We (with several linux targets, some public distros and some yocto-based cross-toolchains) do the following in settings.yml
os:
Linux:
distribution:
None:
# based on /etc/os-release $ID and $VERSION_ID
ubuntu:
version: [ "16.04", "16.10", "18.04", "18.10" ]
wrlinux:
version: [ "7.0", "8.0", "8.0.0.28", "8.0.0.30" ]
fsl-imx:
version: [ "4.14.98-2.0.0_ga" ]
Allowing distribution: None
covers the existing scheme if the profile doesn't set it, but otherwise we use the https://www.freedesktop.org/software/systemd/man/os-release.html standard to get labeling (not for the first time making me wish there was a .py version of profiles like there is conanfile.txt and conanfile.py, so it could just read os-release directly).
Yocto supports this sort of labeling via the bitbake recipe https://git.yoctoproject.org/cgit.cgi/poky/plain/meta/recipes-core/os-release/
What about this:
libc:
glibc: ["2.18", "2.19", "2.20", ..., "2.31"]
musl: ["0.9", "1.0", "1.1", "1.2"]
compiler:
gcc:
libc: &libc (None for undefined or default)
llvm:
libc: &libc
Visual Studio:
[no libc]
For auto generation of the profile, the libc version can be detected by compiling+executing a simple file using gnu_get_libc_version
, or extracting the version defintions from objdump -p /lib64/libc.so.*
.
The bigger problem is: how will the hashing/package id work?
Packages compiled with different glibc versions, will generate a different package id.
But how should conan behave if a consumer has a newer glibc library?
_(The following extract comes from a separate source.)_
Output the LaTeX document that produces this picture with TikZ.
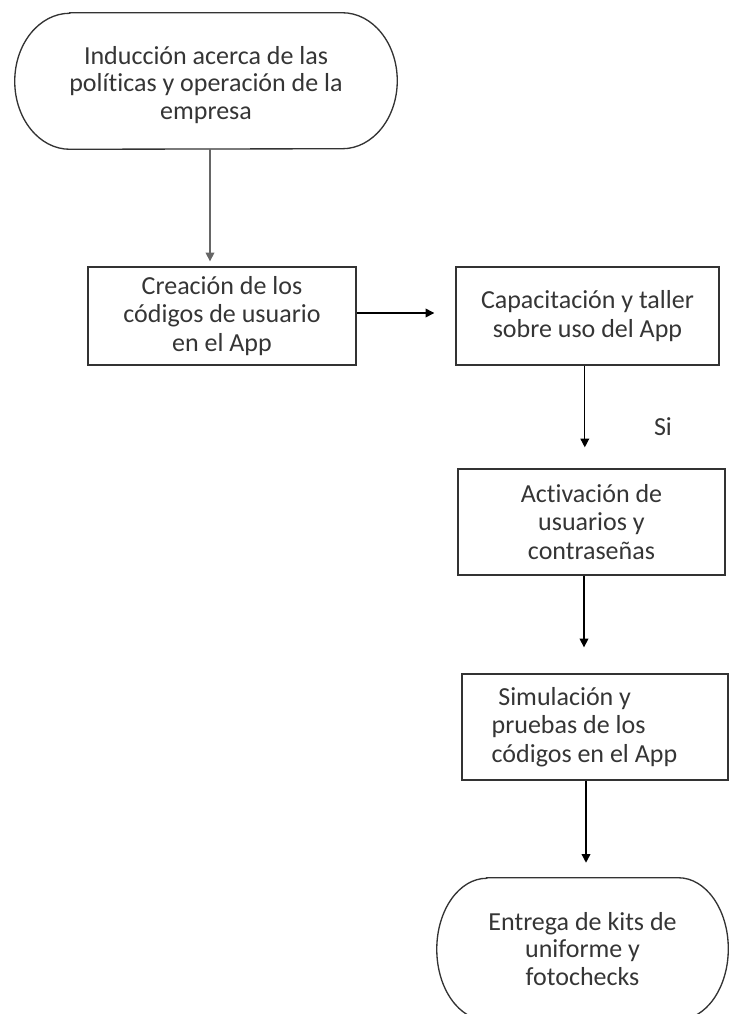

Should it require a package of the same glibc version?
Should it look for all available packages having a glic version lower as its own?
ALso, I"m afraid this range matching is incompatible with the hashing principle of conan.
That's the same issue as with compiler.cppstd
. We need a way of constraining compatible settings from upstream.
Another point to highlight the importance of this feature is https://github.com/conan-io/conan-docker-tools/issues/200. Even though there is gcc-9.3 available in Ubuntu 20.04 (used already for gcc-10 image) and it fixes some bugs in gcc-9.2 that prevent my library to compile on the older compiler, we can't upgrade the docker image because of glibc issue.
Most helpful comment
I am facing a similar issue regarding libc when building packages for glibc and musl (e.g. Alpine). Both are Linux, x86_64 but linked against a different libc.
We modified settings.yml like this:
This does not cover the fact of different versions of glibc or musl but covers at least our use case.